**Task goal**
Copy out exactly the lines from the one holding "Convert this chart to Apache ECharts code." through the one holding "for (var e = 11;", ends included; omit images.

**Record excerpts**
● ● ●

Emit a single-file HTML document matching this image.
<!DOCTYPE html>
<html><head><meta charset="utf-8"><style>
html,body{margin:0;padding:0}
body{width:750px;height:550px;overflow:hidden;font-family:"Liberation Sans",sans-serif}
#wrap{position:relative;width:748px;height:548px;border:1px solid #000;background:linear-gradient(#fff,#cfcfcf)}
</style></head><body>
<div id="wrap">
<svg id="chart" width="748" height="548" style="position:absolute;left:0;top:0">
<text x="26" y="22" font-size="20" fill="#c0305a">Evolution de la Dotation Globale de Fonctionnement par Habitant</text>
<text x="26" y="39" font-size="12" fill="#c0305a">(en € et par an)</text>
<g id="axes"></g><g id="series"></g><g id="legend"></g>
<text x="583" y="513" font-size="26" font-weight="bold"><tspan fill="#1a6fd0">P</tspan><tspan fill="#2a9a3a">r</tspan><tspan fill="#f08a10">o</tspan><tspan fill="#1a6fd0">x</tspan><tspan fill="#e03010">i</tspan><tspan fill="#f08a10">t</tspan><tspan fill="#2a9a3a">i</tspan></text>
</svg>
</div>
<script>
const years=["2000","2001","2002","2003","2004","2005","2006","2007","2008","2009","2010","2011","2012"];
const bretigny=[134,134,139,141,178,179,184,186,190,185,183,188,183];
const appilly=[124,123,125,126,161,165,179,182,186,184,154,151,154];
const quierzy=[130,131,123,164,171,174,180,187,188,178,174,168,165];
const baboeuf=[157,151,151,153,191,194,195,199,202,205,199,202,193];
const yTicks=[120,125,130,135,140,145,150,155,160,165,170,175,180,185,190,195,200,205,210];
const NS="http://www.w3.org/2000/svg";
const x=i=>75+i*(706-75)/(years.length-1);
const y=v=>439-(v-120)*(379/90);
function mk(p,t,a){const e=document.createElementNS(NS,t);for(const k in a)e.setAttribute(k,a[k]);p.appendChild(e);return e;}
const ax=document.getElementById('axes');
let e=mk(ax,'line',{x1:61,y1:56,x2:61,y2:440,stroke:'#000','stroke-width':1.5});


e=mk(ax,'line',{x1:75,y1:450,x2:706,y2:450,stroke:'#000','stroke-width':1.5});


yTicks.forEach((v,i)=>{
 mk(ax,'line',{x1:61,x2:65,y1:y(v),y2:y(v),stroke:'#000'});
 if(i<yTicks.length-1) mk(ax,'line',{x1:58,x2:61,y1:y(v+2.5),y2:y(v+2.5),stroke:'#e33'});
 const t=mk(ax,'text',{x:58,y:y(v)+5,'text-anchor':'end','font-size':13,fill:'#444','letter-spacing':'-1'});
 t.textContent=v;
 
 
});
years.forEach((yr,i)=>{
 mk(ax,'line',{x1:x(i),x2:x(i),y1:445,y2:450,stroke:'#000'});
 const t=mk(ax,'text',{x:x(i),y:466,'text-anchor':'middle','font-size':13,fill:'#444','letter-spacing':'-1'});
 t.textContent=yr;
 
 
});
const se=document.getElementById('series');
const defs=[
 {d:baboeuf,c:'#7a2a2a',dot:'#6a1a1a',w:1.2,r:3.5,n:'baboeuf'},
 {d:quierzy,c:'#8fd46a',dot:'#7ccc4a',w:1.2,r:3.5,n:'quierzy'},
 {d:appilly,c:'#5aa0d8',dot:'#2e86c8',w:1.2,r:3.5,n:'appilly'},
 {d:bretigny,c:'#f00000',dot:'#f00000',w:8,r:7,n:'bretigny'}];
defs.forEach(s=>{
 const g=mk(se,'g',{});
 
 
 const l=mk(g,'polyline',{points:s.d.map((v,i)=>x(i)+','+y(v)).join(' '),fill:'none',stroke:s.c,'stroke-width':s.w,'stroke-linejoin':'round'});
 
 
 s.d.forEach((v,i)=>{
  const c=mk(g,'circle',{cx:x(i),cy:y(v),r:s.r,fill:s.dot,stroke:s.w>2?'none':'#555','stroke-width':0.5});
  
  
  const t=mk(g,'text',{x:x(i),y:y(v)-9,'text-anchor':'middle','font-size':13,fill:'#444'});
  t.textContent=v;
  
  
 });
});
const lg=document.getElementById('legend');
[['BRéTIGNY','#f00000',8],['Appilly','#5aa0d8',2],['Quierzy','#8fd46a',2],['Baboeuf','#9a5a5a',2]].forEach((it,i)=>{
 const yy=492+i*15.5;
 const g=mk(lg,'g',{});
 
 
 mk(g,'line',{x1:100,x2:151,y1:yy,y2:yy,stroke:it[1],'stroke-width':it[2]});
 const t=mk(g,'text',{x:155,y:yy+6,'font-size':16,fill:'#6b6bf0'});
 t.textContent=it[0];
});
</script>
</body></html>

● ● ●

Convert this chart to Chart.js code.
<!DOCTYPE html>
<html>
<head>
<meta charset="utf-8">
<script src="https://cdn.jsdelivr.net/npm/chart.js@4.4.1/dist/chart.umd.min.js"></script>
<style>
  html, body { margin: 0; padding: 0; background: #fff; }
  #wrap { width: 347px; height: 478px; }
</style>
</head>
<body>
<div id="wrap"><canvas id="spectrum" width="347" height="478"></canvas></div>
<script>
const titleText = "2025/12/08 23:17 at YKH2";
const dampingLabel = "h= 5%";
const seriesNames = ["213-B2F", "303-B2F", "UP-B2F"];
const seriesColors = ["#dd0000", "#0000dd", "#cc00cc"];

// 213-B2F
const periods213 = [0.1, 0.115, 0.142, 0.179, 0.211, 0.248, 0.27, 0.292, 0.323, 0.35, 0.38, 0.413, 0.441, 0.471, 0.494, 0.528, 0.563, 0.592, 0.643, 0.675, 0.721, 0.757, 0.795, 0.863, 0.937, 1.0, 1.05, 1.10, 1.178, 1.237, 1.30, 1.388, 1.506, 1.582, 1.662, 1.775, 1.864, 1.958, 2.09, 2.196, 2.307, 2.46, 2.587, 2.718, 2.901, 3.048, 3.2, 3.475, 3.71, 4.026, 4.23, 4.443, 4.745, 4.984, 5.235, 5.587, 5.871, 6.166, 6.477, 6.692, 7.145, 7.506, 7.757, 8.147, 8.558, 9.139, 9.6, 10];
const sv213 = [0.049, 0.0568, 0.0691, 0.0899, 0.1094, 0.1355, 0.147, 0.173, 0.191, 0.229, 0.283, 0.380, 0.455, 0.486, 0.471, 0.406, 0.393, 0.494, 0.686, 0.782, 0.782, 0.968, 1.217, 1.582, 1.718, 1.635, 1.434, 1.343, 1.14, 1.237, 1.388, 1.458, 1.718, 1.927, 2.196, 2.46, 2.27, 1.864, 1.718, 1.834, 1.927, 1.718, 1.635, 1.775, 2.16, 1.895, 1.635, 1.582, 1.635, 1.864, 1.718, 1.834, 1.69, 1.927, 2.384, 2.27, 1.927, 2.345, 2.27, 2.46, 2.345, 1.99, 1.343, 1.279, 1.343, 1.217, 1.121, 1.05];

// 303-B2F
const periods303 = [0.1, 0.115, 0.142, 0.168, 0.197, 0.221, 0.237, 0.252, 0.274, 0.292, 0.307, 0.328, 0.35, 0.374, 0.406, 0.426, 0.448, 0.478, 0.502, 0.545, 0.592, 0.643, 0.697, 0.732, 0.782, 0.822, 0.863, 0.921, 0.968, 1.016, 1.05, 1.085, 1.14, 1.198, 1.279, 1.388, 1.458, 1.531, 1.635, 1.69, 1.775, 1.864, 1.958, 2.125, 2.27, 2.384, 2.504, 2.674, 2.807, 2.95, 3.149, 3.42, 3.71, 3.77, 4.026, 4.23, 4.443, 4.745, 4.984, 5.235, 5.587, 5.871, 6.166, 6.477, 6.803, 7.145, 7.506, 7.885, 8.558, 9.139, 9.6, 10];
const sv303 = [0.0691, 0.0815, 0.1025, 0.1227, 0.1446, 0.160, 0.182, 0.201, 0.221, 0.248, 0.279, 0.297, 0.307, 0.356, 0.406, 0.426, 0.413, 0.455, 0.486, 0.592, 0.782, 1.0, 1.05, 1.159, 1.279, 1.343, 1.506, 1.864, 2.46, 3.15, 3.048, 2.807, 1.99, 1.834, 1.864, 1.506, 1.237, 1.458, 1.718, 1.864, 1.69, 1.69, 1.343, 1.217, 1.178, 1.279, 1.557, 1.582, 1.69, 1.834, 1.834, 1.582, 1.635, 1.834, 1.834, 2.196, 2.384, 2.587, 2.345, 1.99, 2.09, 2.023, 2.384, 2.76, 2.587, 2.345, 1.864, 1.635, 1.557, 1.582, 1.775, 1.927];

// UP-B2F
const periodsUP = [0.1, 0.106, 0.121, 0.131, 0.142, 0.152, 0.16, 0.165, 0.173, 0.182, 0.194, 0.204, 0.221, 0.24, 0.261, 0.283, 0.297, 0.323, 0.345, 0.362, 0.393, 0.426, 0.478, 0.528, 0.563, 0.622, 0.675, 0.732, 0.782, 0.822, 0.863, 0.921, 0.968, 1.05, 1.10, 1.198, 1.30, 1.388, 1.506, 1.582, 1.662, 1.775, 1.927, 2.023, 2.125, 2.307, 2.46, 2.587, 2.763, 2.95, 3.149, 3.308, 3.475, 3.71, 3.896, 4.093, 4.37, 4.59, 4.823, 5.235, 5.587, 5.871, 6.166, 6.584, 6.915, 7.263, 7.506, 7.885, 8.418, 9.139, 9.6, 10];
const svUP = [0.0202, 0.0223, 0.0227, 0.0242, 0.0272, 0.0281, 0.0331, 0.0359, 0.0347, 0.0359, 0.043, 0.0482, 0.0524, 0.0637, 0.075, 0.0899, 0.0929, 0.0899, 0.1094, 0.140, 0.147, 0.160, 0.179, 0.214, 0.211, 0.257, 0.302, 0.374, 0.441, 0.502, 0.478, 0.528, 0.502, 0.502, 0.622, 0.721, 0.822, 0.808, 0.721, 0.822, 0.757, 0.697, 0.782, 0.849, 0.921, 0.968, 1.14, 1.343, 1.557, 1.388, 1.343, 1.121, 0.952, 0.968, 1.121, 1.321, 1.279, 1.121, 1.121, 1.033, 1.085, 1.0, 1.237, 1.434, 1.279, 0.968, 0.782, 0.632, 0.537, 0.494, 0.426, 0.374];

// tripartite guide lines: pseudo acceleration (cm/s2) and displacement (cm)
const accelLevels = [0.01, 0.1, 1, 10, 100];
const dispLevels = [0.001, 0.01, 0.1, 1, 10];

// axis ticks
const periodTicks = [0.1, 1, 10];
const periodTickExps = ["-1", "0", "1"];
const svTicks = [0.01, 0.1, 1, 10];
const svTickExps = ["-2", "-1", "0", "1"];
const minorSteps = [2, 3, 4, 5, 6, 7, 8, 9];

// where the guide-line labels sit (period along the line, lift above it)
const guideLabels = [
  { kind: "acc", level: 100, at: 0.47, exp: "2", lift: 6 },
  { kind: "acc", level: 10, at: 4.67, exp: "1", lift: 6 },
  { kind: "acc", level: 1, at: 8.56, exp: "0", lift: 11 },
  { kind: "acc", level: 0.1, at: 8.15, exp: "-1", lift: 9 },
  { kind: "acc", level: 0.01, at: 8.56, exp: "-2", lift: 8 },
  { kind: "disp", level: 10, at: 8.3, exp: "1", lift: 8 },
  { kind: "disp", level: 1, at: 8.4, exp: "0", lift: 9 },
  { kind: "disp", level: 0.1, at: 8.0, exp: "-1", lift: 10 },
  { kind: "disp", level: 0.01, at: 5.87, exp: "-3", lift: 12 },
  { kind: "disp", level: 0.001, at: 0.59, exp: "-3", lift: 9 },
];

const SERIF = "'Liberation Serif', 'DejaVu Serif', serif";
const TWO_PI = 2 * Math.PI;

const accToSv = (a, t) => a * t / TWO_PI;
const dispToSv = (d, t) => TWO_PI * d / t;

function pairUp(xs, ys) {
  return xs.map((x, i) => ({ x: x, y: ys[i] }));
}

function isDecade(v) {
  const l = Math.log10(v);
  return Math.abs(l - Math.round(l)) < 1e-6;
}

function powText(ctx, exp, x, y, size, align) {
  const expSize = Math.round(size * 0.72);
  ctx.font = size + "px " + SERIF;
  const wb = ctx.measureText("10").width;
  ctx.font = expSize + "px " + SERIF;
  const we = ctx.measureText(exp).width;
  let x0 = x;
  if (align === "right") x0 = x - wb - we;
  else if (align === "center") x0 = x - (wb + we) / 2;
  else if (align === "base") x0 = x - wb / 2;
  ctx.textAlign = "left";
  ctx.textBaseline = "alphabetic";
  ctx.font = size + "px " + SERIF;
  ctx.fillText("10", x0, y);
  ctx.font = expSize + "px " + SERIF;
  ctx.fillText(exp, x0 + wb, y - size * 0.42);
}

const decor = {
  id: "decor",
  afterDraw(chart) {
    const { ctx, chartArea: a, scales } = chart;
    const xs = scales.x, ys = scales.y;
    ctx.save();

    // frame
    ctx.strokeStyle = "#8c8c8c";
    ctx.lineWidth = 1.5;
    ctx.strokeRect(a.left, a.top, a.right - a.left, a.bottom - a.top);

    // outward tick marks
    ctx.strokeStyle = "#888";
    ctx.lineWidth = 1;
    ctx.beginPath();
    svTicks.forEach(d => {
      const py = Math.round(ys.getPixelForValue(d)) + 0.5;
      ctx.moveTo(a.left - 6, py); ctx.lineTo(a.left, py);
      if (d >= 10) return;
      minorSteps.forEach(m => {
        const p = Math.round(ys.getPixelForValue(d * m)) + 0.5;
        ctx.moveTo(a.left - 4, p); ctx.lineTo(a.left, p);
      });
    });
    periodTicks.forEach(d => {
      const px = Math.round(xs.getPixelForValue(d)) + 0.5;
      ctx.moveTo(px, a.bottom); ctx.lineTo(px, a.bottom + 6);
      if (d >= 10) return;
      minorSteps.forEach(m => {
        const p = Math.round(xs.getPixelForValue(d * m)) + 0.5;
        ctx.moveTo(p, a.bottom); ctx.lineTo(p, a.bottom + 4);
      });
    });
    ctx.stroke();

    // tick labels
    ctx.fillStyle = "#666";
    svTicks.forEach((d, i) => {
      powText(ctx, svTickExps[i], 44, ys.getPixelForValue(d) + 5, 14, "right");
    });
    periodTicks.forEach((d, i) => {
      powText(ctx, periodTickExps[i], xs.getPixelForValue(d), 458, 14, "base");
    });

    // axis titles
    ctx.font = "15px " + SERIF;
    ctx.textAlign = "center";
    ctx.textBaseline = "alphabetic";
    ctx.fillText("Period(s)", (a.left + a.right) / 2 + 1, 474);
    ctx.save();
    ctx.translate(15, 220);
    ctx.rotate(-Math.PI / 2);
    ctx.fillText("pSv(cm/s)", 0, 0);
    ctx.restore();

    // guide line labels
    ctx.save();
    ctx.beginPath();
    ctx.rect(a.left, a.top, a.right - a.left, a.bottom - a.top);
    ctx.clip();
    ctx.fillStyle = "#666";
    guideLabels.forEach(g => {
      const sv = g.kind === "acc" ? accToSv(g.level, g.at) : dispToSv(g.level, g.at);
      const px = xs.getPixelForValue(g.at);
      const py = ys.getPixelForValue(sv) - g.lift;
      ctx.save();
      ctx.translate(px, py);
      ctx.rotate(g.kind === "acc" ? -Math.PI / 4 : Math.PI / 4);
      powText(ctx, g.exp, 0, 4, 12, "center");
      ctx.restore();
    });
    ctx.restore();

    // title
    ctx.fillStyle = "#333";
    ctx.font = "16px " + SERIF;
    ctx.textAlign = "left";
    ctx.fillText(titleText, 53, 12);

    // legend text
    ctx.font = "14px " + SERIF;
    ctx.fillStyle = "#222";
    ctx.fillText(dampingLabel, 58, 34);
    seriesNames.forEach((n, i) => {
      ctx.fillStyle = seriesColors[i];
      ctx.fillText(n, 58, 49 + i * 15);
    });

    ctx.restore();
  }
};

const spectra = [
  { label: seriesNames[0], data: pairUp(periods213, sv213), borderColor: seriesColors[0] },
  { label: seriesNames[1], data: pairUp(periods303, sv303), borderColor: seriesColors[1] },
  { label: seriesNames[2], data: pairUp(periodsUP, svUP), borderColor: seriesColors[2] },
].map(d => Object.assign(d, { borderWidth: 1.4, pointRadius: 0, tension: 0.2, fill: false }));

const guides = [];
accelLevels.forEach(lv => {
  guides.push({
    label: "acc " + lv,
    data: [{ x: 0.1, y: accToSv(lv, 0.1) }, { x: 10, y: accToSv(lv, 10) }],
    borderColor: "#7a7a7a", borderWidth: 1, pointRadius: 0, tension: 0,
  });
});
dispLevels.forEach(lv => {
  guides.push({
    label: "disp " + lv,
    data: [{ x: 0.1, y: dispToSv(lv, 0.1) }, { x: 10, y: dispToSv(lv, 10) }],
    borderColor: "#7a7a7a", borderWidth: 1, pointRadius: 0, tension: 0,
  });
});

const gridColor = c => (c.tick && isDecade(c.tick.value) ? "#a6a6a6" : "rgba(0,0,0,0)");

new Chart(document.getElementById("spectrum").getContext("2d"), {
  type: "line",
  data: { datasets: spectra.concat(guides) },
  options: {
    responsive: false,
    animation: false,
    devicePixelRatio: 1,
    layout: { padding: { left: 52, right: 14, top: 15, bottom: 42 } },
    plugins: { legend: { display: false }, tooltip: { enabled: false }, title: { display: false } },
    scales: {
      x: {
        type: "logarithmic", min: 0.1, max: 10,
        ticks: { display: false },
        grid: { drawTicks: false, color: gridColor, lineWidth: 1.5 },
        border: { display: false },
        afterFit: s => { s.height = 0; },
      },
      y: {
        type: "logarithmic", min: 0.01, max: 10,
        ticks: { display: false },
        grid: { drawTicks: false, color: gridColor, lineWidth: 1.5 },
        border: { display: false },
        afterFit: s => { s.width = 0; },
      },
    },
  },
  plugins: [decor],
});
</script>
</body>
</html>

● ● ●

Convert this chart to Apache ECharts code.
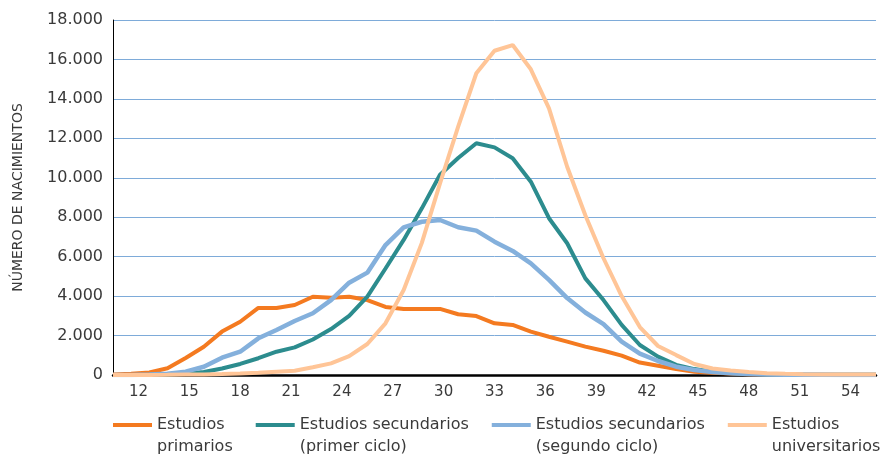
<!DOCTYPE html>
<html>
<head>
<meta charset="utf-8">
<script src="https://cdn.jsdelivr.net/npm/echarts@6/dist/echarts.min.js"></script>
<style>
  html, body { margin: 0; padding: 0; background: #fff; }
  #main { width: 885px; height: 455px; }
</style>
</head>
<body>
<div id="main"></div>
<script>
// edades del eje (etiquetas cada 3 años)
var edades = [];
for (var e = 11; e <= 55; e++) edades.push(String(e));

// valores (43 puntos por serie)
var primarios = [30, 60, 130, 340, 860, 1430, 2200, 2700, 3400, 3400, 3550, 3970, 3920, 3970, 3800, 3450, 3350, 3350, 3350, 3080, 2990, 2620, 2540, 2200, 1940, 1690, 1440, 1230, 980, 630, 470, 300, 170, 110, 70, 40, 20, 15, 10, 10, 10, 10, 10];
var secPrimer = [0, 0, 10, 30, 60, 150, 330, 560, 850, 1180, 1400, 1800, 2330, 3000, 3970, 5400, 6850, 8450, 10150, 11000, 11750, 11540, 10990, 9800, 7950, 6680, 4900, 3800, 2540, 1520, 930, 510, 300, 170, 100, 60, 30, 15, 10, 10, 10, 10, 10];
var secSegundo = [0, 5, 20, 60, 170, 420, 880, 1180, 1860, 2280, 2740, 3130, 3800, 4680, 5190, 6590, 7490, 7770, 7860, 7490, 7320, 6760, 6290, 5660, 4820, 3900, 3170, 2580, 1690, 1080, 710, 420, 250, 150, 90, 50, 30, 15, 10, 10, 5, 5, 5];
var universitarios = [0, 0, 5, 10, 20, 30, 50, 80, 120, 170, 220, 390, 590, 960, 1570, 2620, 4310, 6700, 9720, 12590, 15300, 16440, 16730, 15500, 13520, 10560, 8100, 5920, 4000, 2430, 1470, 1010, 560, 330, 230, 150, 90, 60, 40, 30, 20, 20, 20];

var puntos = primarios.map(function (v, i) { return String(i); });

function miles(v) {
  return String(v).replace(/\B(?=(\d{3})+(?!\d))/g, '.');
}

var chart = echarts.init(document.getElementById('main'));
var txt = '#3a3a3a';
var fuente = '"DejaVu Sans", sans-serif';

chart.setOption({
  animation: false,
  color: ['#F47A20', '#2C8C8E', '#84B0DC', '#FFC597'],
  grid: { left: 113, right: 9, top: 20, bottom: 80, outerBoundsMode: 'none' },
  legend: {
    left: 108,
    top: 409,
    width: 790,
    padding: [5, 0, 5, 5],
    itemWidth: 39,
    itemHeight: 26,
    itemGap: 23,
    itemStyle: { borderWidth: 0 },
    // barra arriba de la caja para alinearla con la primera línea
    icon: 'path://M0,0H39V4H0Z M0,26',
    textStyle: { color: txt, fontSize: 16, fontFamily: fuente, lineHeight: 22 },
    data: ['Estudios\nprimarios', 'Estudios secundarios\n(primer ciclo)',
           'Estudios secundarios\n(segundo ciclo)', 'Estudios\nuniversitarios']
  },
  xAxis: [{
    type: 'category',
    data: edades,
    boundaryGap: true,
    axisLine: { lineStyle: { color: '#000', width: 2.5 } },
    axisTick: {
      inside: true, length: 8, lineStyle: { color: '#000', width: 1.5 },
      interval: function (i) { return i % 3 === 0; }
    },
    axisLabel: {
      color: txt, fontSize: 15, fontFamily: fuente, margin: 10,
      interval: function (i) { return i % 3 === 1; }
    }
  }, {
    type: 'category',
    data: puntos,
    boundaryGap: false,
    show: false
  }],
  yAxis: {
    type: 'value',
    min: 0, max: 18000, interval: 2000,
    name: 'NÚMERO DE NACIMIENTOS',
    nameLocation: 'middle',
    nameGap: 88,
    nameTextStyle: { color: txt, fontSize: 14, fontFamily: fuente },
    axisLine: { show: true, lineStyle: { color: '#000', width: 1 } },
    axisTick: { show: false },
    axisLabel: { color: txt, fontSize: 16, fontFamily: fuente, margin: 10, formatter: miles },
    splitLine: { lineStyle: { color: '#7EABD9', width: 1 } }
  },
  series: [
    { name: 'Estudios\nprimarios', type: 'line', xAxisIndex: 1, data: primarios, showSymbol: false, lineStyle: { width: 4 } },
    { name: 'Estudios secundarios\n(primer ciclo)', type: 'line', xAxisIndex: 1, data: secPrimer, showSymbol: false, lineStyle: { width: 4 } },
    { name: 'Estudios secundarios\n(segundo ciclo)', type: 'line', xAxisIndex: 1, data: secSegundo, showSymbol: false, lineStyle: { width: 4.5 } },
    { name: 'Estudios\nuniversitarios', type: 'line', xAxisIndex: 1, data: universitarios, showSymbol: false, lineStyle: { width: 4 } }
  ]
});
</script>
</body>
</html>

● ● ●

**Finished answer**
Convert this chart to Apache ECharts code.
<!DOCTYPE html>
<html>
<head>
<meta charset="utf-8">
<script src="https://cdn.jsdelivr.net/npm/echarts@6/dist/echarts.min.js"></script>
<style>
  html, body { margin: 0; padding: 0; background: #fff; }
  #main { width: 885px; height: 455px; }
</style>
</head>
<body>
<div id="main"></div>
<script>
// edades del eje (etiquetas cada 3 años)
var edades = [];
for (var e = 11; e <= 55; e++) edades.push(String(e));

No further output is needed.